Records for this task =
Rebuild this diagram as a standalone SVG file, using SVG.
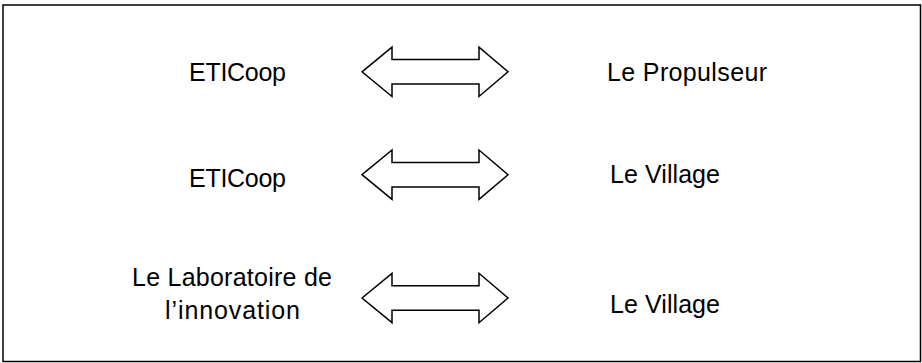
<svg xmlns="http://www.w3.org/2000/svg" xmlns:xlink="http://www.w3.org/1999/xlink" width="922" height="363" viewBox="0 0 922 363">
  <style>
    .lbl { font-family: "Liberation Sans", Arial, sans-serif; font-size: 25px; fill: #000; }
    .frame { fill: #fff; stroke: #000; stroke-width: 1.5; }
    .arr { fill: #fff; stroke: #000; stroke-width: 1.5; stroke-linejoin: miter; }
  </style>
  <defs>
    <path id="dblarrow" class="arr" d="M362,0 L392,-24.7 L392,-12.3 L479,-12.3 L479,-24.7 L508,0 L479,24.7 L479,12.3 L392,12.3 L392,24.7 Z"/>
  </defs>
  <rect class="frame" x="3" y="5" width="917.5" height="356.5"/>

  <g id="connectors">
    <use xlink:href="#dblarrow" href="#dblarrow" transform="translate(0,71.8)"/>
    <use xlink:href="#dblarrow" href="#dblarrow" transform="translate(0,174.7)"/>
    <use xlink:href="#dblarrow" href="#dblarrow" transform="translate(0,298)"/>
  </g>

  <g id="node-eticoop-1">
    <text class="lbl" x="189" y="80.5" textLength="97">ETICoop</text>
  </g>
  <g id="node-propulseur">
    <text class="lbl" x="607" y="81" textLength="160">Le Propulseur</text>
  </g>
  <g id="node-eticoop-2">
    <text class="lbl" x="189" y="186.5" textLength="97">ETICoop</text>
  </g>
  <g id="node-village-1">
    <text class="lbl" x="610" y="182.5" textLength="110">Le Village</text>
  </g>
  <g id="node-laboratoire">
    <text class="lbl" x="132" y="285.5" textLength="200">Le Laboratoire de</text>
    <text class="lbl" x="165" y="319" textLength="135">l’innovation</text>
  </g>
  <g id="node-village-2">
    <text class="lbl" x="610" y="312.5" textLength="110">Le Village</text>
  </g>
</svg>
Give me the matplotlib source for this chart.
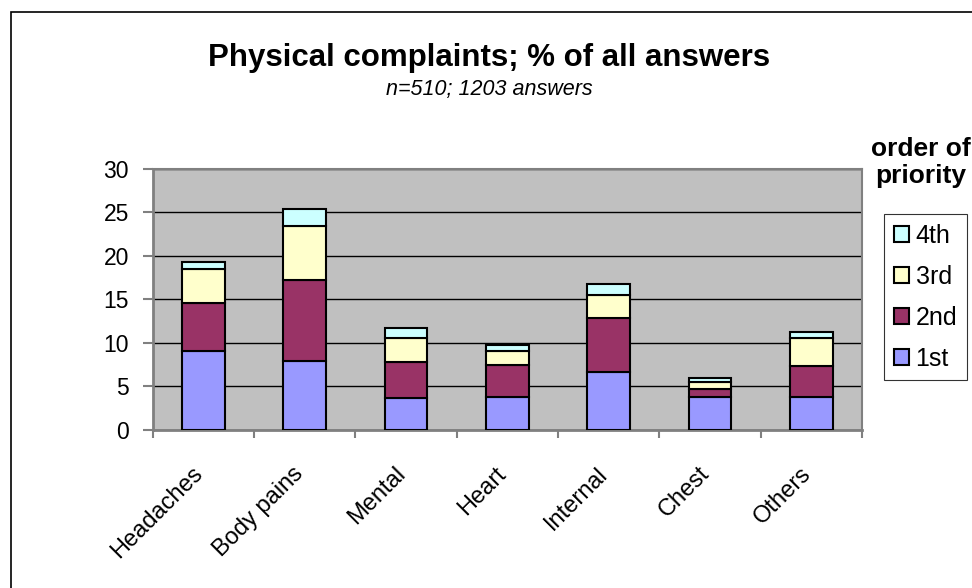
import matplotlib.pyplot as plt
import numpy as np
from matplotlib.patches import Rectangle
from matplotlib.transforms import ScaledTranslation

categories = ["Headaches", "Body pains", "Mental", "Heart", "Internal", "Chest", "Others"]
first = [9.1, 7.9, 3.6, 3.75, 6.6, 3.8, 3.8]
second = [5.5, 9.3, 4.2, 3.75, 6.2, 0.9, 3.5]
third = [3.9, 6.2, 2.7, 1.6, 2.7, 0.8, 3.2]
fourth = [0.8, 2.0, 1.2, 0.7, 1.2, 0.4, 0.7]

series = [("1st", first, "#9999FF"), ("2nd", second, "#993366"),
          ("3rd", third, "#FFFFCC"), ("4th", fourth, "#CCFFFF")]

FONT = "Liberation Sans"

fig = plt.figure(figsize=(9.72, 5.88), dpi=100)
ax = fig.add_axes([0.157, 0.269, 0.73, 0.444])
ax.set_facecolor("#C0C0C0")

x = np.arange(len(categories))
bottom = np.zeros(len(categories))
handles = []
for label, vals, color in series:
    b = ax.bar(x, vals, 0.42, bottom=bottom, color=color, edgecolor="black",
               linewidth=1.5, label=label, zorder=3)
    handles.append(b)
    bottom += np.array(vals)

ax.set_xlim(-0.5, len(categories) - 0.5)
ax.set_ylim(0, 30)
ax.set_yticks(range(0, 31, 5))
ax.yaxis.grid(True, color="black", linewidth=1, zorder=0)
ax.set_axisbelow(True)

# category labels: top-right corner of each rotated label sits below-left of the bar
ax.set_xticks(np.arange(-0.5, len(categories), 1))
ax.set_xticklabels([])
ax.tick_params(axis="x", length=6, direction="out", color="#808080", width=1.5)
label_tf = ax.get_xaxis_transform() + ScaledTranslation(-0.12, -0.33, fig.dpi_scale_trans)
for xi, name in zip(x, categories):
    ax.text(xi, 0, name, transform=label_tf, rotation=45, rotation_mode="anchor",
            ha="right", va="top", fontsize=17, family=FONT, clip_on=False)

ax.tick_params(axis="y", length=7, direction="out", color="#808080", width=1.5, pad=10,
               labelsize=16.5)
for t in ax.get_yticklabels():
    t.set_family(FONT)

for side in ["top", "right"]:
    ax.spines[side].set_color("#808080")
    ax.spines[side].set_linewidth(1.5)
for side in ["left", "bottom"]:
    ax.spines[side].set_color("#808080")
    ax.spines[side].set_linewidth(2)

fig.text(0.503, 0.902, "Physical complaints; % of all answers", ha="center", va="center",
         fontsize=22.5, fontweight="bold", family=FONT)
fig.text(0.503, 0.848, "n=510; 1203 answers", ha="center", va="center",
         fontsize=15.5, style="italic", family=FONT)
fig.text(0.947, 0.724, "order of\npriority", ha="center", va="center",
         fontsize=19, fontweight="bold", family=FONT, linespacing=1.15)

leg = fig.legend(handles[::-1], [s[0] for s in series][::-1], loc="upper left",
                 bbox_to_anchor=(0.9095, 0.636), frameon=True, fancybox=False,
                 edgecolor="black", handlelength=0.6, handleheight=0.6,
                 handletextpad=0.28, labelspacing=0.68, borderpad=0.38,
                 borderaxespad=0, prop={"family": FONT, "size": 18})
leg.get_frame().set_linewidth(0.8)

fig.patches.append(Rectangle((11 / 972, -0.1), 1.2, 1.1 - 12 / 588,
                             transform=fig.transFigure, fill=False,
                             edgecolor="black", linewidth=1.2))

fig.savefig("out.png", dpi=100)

Exercise objective =
Your task is to repeat the data above exactly while excluding the pictures.

Exercise response =
Rebuild this diagram as a standalone SVG file, using SVG.
<svg xmlns="http://www.w3.org/2000/svg" xmlns:xlink="http://www.w3.org/1999/xlink" width="922" height="363" viewBox="0 0 922 363">
  <style>
    .lbl { font-family: "Liberation Sans", Arial, sans-serif; font-size: 25px; fill: #000; }
    .frame { fill: #fff; stroke: #000; stroke-width: 1.5; }
    .arr { fill: #fff; stroke: #000; stroke-width: 1.5; stroke-linejoin: miter; }
  </style>
  <defs>
    <path id="dblarrow" class="arr" d="M362,0 L392,-24.7 L392,-12.3 L479,-12.3 L479,-24.7 L508,0 L479,24.7 L479,12.3 L392,12.3 L392,24.7 Z"/>
  </defs>
  <rect class="frame" x="3" y="5" width="917.5" height="356.5"/>

  <g id="connectors">
    <use xlink:href="#dblarrow" href="#dblarrow" transform="translate(0,71.8)"/>
    <use xlink:href="#dblarrow" href="#dblarrow" transform="translate(0,174.7)"/>
    <use xlink:href="#dblarrow" href="#dblarrow" transform="translate(0,298)"/>
  </g>

  <g id="node-eticoop-1">
    <text class="lbl" x="189" y="80.5" textLength="97">ETICoop</text>
  </g>
  <g id="node-propulseur">
    <text class="lbl" x="607" y="81" textLength="160">Le Propulseur</text>
  </g>
  <g id="node-eticoop-2">
    <text class="lbl" x="189" y="186.5" textLength="97">ETICoop</text>
  </g>
  <g id="node-village-1">
    <text class="lbl" x="610" y="182.5" textLength="110">Le Village</text>
  </g>
  <g id="node-laboratoire">
    <text class="lbl" x="132" y="285.5" textLength="200">Le Laboratoire de</text>
    <text class="lbl" x="165" y="319" textLength="135">l’innovation</text>
  </g>
  <g id="node-village-2">
    <text class="lbl" x="610" y="312.5" textLength="110">Le Village</text>
  </g>
</svg>
Give me the matplotlib source for this chart.
import matplotlib.pyplot as plt
import numpy as np
from matplotlib.patches import Rectangle
from matplotlib.transforms import ScaledTranslation

categories = ["Headaches", "Body pains", "Mental", "Heart", "Internal", "Chest", "Others"]
first = [9.1, 7.9, 3.6, 3.75, 6.6, 3.8, 3.8]
second = [5.5, 9.3, 4.2, 3.75, 6.2, 0.9, 3.5]
third = [3.9, 6.2, 2.7, 1.6, 2.7, 0.8, 3.2]
fourth = [0.8, 2.0, 1.2, 0.7, 1.2, 0.4, 0.7]

series = [("1st", first, "#9999FF"), ("2nd", second, "#993366"),
          ("3rd", third, "#FFFFCC"), ("4th", fourth, "#CCFFFF")]

FONT = "Liberation Sans"

fig = plt.figure(figsize=(9.72, 5.88), dpi=100)
ax = fig.add_axes([0.157, 0.269, 0.73, 0.444])
ax.set_facecolor("#C0C0C0")

x = np.arange(len(categories))
bottom = np.zeros(len(categories))
handles = []
for label, vals, color in series:
    b = ax.bar(x, vals, 0.42, bottom=bottom, color=color, edgecolor="black",
               linewidth=1.5, label=label, zorder=3)
    handles.append(b)
    bottom += np.array(vals)

ax.set_xlim(-0.5, len(categories) - 0.5)
ax.set_ylim(0, 30)
ax.set_yticks(range(0, 31, 5))
ax.yaxis.grid(True, color="black", linewidth=1, zorder=0)
ax.set_axisbelow(True)

# category labels: top-right corner of each rotated label sits below-left of the bar
ax.set_xticks(np.arange(-0.5, len(categories), 1))
ax.set_xticklabels([])
ax.tick_params(axis="x", length=6, direction="out", color="#808080", width=1.5)
label_tf = ax.get_xaxis_transform() + ScaledTranslation(-0.12, -0.33, fig.dpi_scale_trans)
for xi, name in zip(x, categories):
    ax.text(xi, 0, name, transform=label_tf, rotation=45, rotation_mode="anchor",
            ha="right", va="top", fontsize=17, family=FONT, clip_on=False)

ax.tick_params(axis="y", length=7, direction="out", color="#808080", width=1.5, pad=10,
               labelsize=16.5)
for t in ax.get_yticklabels():
    t.set_family(FONT)

for side in ["top", "right"]:
    ax.spines[side].set_color("#808080")
    ax.spines[side].set_linewidth(1.5)
for side in ["left", "bottom"]:
    ax.spines[side].set_color("#808080")
    ax.spines[side].set_linewidth(2)

fig.text(0.503, 0.902, "Physical complaints; % of all answers", ha="center", va="center",
         fontsize=22.5, fontweight="bold", family=FONT)
fig.text(0.503, 0.848, "n=510; 1203 answers", ha="center", va="center",
         fontsize=15.5, style="italic", family=FONT)
fig.text(0.947, 0.724, "order of\npriority", ha="center", va="center",
         fontsize=19, fontweight="bold", family=FONT, linespacing=1.15)

leg = fig.legend(handles[::-1], [s[0] for s in series][::-1], loc="upper left",
                 bbox_to_anchor=(0.9095, 0.636), frameon=True, fancybox=False,
                 edgecolor="black", handlelength=0.6, handleheight=0.6,
                 handletextpad=0.28, labelspacing=0.68, borderpad=0.38,
                 borderaxespad=0, prop={"family": FONT, "size": 18})
leg.get_frame().set_linewidth(0.8)

fig.patches.append(Rectangle((11 / 972, -0.1), 1.2, 1.1 - 12 / 588,
                             transform=fig.transFigure, fill=False,
                             edgecolor="black", linewidth=1.2))

fig.savefig("out.png", dpi=100)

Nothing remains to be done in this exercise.